-- Start of Input records --

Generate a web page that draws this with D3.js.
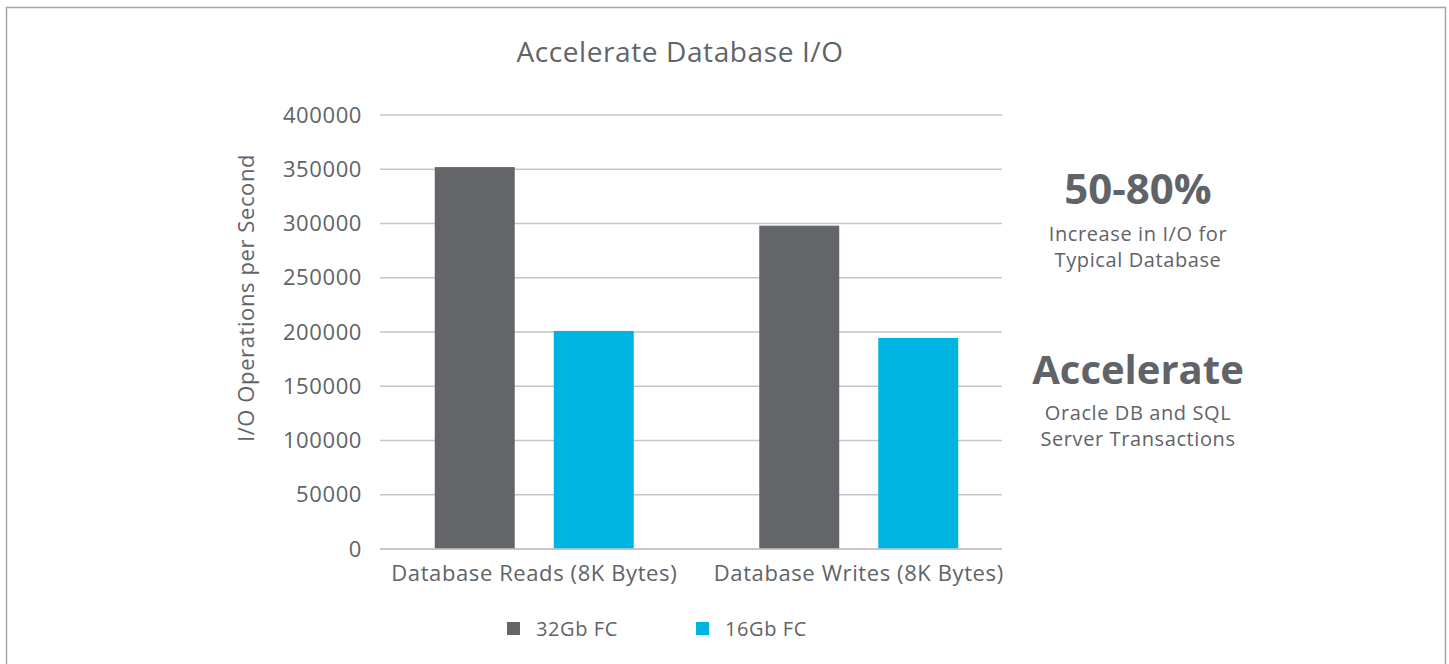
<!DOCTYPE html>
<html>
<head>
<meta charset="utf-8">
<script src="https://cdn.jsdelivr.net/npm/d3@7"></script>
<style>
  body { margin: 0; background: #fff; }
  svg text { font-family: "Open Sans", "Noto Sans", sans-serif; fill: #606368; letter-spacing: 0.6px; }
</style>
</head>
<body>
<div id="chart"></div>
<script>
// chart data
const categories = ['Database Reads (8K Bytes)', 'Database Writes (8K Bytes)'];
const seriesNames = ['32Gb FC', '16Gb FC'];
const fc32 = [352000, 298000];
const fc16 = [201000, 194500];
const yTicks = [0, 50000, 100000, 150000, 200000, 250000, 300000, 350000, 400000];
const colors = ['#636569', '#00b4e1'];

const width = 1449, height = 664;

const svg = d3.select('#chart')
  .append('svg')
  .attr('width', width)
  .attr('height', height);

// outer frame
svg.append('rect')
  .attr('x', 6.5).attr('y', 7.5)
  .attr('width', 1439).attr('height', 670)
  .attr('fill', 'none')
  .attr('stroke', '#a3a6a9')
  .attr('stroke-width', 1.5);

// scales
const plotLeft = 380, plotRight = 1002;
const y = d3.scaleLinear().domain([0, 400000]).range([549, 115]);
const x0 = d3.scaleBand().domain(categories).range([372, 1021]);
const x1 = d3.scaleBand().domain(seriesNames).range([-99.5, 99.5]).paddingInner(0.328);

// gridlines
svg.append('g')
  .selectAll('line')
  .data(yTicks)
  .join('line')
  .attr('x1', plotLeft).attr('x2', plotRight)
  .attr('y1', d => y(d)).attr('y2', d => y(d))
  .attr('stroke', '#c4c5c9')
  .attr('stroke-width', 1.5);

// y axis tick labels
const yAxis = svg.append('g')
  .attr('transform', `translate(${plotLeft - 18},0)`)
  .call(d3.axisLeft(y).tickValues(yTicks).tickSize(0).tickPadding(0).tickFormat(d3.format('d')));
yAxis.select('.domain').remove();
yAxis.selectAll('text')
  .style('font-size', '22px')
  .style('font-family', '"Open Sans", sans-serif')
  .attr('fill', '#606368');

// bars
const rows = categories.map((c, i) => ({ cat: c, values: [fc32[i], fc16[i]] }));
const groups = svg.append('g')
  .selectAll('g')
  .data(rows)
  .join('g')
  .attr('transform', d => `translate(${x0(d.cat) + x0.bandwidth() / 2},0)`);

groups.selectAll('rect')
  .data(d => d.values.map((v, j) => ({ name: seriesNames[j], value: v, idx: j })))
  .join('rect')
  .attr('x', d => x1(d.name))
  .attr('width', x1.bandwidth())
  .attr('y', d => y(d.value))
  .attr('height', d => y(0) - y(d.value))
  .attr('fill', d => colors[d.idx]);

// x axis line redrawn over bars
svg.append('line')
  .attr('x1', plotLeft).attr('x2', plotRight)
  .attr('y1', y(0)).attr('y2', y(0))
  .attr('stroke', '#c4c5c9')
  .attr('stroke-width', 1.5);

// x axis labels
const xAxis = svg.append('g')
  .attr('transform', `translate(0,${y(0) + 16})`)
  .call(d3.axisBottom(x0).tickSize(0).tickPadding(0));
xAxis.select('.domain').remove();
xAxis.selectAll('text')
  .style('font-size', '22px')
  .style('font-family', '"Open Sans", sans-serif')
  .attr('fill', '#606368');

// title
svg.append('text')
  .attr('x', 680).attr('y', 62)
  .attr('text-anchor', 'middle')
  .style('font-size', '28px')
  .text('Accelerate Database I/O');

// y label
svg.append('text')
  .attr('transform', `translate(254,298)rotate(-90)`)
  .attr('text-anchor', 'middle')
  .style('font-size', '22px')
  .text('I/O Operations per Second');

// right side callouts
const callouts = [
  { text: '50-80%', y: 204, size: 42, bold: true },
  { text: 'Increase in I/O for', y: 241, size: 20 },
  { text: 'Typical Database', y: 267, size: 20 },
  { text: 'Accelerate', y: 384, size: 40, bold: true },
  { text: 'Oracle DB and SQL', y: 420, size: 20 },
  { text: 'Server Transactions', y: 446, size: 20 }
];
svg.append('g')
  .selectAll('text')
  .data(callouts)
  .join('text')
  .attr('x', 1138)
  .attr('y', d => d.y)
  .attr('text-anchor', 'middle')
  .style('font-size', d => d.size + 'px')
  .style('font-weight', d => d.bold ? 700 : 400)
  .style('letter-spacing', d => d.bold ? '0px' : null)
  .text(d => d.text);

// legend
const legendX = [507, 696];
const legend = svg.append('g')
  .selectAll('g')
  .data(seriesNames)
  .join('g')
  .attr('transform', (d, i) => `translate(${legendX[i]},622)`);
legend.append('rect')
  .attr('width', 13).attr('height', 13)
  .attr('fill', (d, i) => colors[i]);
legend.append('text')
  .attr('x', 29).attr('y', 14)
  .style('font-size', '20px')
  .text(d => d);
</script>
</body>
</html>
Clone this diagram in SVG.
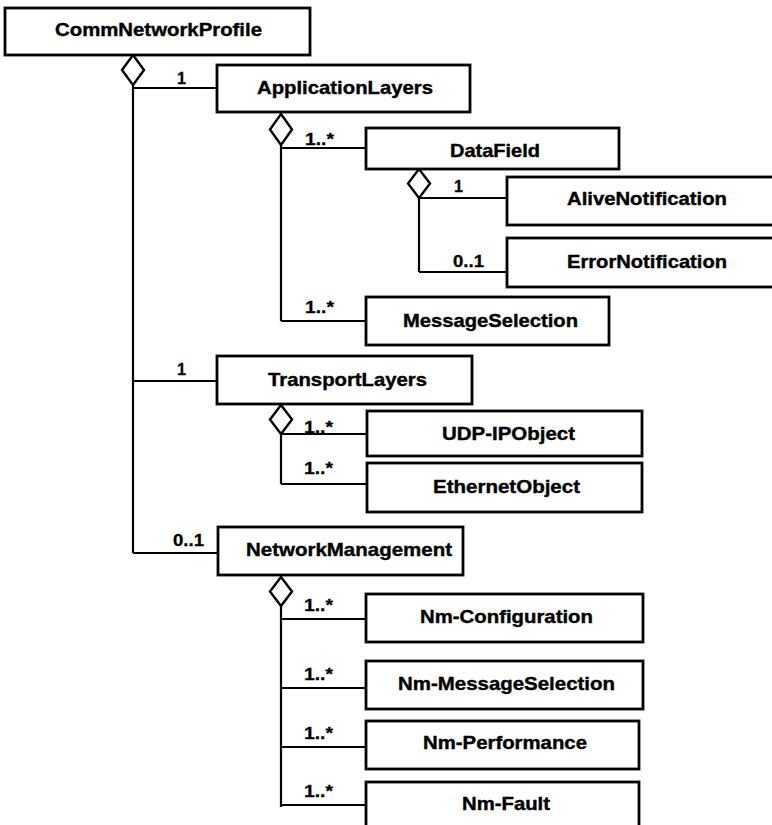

-- End of Input records --

> [Set exercise] Repeat each entry exactly as given; no pictures belong in the copy.

> [Task result]
Generate a web page that draws this with D3.js.
<!DOCTYPE html>
<html>
<head>
<meta charset="utf-8">
<script src="https://cdn.jsdelivr.net/npm/d3@7"></script>
<style>
  body { margin: 0; background: #fff; }
  svg text { font-family: "Open Sans", "Noto Sans", sans-serif; fill: #606368; letter-spacing: 0.6px; }
</style>
</head>
<body>
<div id="chart"></div>
<script>
// chart data
const categories = ['Database Reads (8K Bytes)', 'Database Writes (8K Bytes)'];
const seriesNames = ['32Gb FC', '16Gb FC'];
const fc32 = [352000, 298000];
const fc16 = [201000, 194500];
const yTicks = [0, 50000, 100000, 150000, 200000, 250000, 300000, 350000, 400000];
const colors = ['#636569', '#00b4e1'];

const width = 1449, height = 664;

const svg = d3.select('#chart')
  .append('svg')
  .attr('width', width)
  .attr('height', height);

// outer frame
svg.append('rect')
  .attr('x', 6.5).attr('y', 7.5)
  .attr('width', 1439).attr('height', 670)
  .attr('fill', 'none')
  .attr('stroke', '#a3a6a9')
  .attr('stroke-width', 1.5);

// scales
const plotLeft = 380, plotRight = 1002;
const y = d3.scaleLinear().domain([0, 400000]).range([549, 115]);
const x0 = d3.scaleBand().domain(categories).range([372, 1021]);
const x1 = d3.scaleBand().domain(seriesNames).range([-99.5, 99.5]).paddingInner(0.328);

// gridlines
svg.append('g')
  .selectAll('line')
  .data(yTicks)
  .join('line')
  .attr('x1', plotLeft).attr('x2', plotRight)
  .attr('y1', d => y(d)).attr('y2', d => y(d))
  .attr('stroke', '#c4c5c9')
  .attr('stroke-width', 1.5);

// y axis tick labels
const yAxis = svg.append('g')
  .attr('transform', `translate(${plotLeft - 18},0)`)
  .call(d3.axisLeft(y).tickValues(yTicks).tickSize(0).tickPadding(0).tickFormat(d3.format('d')));
yAxis.select('.domain').remove();
yAxis.selectAll('text')
  .style('font-size', '22px')
  .style('font-family', '"Open Sans", sans-serif')
  .attr('fill', '#606368');

// bars
const rows = categories.map((c, i) => ({ cat: c, values: [fc32[i], fc16[i]] }));
const groups = svg.append('g')
  .selectAll('g')
  .data(rows)
  .join('g')
  .attr('transform', d => `translate(${x0(d.cat) + x0.bandwidth() / 2},0)`);

groups.selectAll('rect')
  .data(d => d.values.map((v, j) => ({ name: seriesNames[j], value: v, idx: j })))
  .join('rect')
  .attr('x', d => x1(d.name))
  .attr('width', x1.bandwidth())
  .attr('y', d => y(d.value))
  .attr('height', d => y(0) - y(d.value))
  .attr('fill', d => colors[d.idx]);

// x axis line redrawn over bars
svg.append('line')
  .attr('x1', plotLeft).attr('x2', plotRight)
  .attr('y1', y(0)).attr('y2', y(0))
  .attr('stroke', '#c4c5c9')
  .attr('stroke-width', 1.5);

// x axis labels
const xAxis = svg.append('g')
  .attr('transform', `translate(0,${y(0) + 16})`)
  .call(d3.axisBottom(x0).tickSize(0).tickPadding(0));
xAxis.select('.domain').remove();
xAxis.selectAll('text')
  .style('font-size', '22px')
  .style('font-family', '"Open Sans", sans-serif')
  .attr('fill', '#606368');

// title
svg.append('text')
  .attr('x', 680).attr('y', 62)
  .attr('text-anchor', 'middle')
  .style('font-size', '28px')
  .text('Accelerate Database I/O');

// y label
svg.append('text')
  .attr('transform', `translate(254,298)rotate(-90)`)
  .attr('text-anchor', 'middle')
  .style('font-size', '22px')
  .text('I/O Operations per Second');

// right side callouts
const callouts = [
  { text: '50-80%', y: 204, size: 42, bold: true },
  { text: 'Increase in I/O for', y: 241, size: 20 },
  { text: 'Typical Database', y: 267, size: 20 },
  { text: 'Accelerate', y: 384, size: 40, bold: true },
  { text: 'Oracle DB and SQL', y: 420, size: 20 },
  { text: 'Server Transactions', y: 446, size: 20 }
];
svg.append('g')
  .selectAll('text')
  .data(callouts)
  .join('text')
  .attr('x', 1138)
  .attr('y', d => d.y)
  .attr('text-anchor', 'middle')
  .style('font-size', d => d.size + 'px')
  .style('font-weight', d => d.bold ? 700 : 400)
  .style('letter-spacing', d => d.bold ? '0px' : null)
  .text(d => d.text);

// legend
const legendX = [507, 696];
const legend = svg.append('g')
  .selectAll('g')
  .data(seriesNames)
  .join('g')
  .attr('transform', (d, i) => `translate(${legendX[i]},622)`);
legend.append('rect')
  .attr('width', 13).attr('height', 13)
  .attr('fill', (d, i) => colors[i]);
legend.append('text')
  .attr('x', 29).attr('y', 14)
  .style('font-size', '20px')
  .text(d => d);
</script>
</body>
</html>
Clone this diagram in SVG.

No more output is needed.